Caught Up in the Air

This entry is part 275 of 331 in the series Inquiring Minds
Image by David Mark from Pixabay

Can you explain rising up into the air during the rapture?

Scripture talks about the rapture in two places specifically. Rapture is Latin for “catching up.” This is the language Paul uses in 1 Thessalonians 4:18 when he talks about the rapture. The Thessalonians were overly concerned they had missed the rapture.

Paul wrote 1 Thessalonians to confirm that they had not missed it despite the intense persecution they faced in their city. Being caught up in the air is described by Paul in 1 Thessalonians 4:17 and 1 Corinthians 15:50-57.

In 1 Thessalonians 4:17, we get the clear indication that there’ll be a two-stage rapture. I mean this in the sense that the dead in Christ will first rise and meet the Lord in the air (1 Thessalonians 4:16). After they meet the Lord in the air, then those who are alive in Christ at the time of his return will also join him in the air (1 Thessalonians 4:18).

There is a bit of mystery for us in this “catching up into the air.” We don’t know what it will be like. It almost sounds a bit like Elijah going up into heaven in the chariot with whirlwinds. But we really don’t know exactly how it will happen.

First Corinthians 15:50-57 gives more clarification of what it will be like.

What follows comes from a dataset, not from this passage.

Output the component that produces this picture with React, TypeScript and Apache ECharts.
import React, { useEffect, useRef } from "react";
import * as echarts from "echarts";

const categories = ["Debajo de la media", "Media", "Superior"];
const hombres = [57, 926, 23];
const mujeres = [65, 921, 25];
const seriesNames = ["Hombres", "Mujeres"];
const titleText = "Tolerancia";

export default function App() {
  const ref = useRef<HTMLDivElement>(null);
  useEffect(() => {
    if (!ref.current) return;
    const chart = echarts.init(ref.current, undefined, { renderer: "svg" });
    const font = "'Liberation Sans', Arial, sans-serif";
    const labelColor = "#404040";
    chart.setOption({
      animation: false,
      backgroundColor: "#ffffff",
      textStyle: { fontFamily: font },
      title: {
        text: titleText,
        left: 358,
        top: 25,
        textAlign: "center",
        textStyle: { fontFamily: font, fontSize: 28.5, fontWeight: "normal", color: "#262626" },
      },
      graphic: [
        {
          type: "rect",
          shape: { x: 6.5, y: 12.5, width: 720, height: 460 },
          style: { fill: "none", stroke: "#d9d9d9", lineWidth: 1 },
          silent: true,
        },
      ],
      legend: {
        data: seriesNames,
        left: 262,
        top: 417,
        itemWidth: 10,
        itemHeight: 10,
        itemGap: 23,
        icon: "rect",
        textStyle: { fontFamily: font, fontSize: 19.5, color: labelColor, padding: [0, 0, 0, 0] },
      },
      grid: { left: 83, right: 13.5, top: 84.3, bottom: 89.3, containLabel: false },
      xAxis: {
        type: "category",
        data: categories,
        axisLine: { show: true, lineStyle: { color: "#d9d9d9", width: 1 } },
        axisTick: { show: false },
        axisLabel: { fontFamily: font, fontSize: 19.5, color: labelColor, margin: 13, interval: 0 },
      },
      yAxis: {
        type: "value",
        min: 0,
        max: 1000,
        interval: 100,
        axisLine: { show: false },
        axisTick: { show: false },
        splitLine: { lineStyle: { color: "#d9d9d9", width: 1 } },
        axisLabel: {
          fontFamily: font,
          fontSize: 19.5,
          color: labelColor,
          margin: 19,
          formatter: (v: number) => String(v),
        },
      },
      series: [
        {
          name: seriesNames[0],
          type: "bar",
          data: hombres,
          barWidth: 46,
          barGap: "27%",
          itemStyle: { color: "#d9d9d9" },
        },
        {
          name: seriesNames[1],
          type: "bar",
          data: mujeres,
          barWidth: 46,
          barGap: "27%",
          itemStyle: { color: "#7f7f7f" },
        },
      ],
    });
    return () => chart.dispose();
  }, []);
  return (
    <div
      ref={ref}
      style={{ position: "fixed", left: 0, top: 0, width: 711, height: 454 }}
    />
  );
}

Paul says that our bodies will be changed from a perishable body to an imperishable, eternal one (1 Corinthians 15:50-51).

Whether it is the saints who have already died or those who are still alive at the coming of Christ, all of our bodies will be changed into these imperishable, heavenly and eternal bodies.

Paul continues to describe how we will meet the Lord. It will happen so quickly that we will be here one moment and in the clouds the next. Paul says it will be “in the twinkling of an eye” (1 Corinthians 15:52).

As Paul mentioned in 1 Thessalonians 4:13-18, there will be a final trumpet sound when Christ arrives in the clouds (1 Corinthians 15:52). This is how we know he is speaking of the same event. First, the dead saints will rise, and then the living saints join them.

In 1 Thessalonians, Paul is concerned about making sure the Thessalonian saints know what’s going to happen and that they haven’t missed the rapture. But in 1 Corinthians, Paul explains how and what will happen. He is concerned more about how our bodies will be changed in that moment.

The only other thing that Scripture talks about when it talks about the rapture, our catching up to be with the Lord in the air, in the clouds forever in heaven, is that it will be the moment of victory for Christ and us (1 Corinthians 15:54-57).

This is the moment of resurrection, Jesus the first to be raised from the dead as the firstfruits. Then, all of the saints will see God’s glory as the promise of resurrection happens before our eyes. We will experience the hope of resurrection in the rapture.

We will be joined with Christ forever in heaven. It is a glorious hope that we wait for. It is the promise that we must stand steadfast and wait for. We will see our Lord once and for all, and all of God’s promises will be fulfilled.